------ Provided records ------
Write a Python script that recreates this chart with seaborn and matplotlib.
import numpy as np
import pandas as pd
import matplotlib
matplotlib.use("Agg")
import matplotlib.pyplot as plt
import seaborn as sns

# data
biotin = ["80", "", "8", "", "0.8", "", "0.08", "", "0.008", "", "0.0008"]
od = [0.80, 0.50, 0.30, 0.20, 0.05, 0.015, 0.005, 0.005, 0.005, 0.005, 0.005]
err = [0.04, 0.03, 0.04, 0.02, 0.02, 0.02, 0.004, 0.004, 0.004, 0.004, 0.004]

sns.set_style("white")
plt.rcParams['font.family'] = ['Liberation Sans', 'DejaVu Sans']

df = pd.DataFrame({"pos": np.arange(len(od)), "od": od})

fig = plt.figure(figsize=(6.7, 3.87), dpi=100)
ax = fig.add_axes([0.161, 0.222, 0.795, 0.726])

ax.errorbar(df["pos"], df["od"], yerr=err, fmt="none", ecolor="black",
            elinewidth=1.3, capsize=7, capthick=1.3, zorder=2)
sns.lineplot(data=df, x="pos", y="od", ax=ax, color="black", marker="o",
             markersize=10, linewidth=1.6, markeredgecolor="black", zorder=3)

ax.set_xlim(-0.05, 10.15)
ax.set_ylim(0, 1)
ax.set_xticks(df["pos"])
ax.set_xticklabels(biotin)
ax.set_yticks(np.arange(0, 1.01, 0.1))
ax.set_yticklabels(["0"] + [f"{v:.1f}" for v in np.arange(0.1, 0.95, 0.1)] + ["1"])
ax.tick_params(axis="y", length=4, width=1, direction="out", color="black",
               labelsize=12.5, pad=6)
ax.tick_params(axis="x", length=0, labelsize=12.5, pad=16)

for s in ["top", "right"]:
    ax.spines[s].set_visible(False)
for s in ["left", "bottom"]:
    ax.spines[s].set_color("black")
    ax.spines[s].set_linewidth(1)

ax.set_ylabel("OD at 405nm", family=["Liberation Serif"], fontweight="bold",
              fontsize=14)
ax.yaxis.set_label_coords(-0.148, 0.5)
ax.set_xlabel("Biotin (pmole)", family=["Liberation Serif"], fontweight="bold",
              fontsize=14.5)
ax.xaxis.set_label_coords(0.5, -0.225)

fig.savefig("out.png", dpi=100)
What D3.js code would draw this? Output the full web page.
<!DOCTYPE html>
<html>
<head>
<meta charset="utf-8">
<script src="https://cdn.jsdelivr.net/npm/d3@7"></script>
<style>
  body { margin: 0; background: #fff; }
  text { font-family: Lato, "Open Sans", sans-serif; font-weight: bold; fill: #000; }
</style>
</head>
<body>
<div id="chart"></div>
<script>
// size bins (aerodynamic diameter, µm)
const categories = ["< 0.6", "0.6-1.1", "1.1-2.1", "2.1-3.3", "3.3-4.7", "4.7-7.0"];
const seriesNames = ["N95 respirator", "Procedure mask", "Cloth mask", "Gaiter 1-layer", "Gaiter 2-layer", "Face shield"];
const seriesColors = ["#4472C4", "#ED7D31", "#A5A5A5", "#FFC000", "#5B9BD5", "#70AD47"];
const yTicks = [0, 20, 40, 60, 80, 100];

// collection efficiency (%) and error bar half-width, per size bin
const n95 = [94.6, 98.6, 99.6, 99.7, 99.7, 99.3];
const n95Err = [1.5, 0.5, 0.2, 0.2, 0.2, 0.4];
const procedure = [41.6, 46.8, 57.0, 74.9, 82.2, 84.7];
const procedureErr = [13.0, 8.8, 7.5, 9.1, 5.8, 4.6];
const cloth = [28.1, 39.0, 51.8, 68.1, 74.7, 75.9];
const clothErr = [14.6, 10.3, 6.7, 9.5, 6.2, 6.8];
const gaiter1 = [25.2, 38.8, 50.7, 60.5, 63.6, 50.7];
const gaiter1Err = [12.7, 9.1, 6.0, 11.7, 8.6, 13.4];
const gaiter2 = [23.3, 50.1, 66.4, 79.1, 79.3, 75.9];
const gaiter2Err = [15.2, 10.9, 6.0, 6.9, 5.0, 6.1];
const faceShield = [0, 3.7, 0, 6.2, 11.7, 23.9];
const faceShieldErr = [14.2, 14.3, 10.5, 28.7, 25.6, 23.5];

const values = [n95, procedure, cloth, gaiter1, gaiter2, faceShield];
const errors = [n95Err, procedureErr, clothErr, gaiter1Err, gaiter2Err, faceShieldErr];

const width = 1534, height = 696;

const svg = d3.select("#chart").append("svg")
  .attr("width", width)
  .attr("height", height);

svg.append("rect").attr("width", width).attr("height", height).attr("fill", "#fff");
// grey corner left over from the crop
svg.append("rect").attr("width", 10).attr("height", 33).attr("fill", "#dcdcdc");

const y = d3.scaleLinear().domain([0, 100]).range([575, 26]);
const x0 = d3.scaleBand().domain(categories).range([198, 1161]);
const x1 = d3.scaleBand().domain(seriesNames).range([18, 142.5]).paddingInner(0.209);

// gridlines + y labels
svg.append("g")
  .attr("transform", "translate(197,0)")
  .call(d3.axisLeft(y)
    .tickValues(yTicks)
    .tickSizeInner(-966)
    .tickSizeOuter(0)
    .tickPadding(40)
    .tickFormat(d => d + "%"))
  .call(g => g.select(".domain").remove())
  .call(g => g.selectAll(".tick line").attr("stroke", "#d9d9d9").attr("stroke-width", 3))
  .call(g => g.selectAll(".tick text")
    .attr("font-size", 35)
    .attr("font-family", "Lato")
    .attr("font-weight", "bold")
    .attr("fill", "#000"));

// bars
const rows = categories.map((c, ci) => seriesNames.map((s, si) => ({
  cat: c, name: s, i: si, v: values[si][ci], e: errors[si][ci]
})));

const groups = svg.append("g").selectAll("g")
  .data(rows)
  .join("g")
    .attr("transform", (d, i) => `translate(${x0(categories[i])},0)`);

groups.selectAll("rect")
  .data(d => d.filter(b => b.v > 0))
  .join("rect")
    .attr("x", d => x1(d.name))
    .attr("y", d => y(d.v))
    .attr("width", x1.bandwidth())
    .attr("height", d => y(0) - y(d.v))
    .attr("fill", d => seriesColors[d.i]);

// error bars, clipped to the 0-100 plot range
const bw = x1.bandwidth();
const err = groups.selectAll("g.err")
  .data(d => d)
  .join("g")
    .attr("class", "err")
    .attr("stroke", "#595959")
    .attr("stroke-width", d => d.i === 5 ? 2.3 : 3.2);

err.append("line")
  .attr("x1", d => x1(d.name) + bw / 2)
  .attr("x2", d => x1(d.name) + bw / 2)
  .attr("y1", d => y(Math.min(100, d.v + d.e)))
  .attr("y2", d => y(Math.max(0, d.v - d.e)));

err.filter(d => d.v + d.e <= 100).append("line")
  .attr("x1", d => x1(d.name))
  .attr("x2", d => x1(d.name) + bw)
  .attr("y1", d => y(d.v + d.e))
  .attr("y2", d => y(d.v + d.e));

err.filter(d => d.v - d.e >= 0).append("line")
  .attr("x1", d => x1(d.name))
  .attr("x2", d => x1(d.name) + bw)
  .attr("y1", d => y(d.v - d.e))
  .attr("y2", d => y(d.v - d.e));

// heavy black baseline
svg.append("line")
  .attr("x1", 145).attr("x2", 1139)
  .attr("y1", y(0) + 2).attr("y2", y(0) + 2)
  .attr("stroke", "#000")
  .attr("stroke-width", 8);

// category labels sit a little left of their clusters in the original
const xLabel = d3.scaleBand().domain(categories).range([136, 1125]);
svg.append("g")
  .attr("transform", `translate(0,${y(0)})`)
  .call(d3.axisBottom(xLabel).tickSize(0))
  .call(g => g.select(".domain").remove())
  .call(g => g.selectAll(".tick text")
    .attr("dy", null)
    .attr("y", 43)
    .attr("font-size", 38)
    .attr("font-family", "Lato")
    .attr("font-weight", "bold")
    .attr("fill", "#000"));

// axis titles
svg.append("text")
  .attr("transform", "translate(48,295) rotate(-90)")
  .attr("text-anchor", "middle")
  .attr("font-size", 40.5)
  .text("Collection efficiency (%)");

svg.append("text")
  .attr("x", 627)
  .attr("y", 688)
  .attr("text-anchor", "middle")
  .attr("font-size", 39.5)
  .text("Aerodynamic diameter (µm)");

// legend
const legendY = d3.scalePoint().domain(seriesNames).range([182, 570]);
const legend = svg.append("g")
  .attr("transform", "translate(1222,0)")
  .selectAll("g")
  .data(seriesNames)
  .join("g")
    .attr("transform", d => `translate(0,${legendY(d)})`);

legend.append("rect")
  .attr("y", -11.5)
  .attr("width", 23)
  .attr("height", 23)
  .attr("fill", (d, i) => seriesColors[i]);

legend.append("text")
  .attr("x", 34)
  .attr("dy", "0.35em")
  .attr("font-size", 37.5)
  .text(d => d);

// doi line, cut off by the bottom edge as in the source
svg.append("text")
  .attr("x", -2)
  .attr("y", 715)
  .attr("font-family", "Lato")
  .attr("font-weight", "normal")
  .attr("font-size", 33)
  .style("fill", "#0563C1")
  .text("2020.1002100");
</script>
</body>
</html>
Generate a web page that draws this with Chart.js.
------
## Exercise objective:
Where a line of the entries contains the word "script", copy that line.

## Output of the task:
Write a Python script that recreates this chart with seaborn and matplotlib.
<script src="https://cdn.jsdelivr.net/npm/d3@7"></script>
<script>
</script>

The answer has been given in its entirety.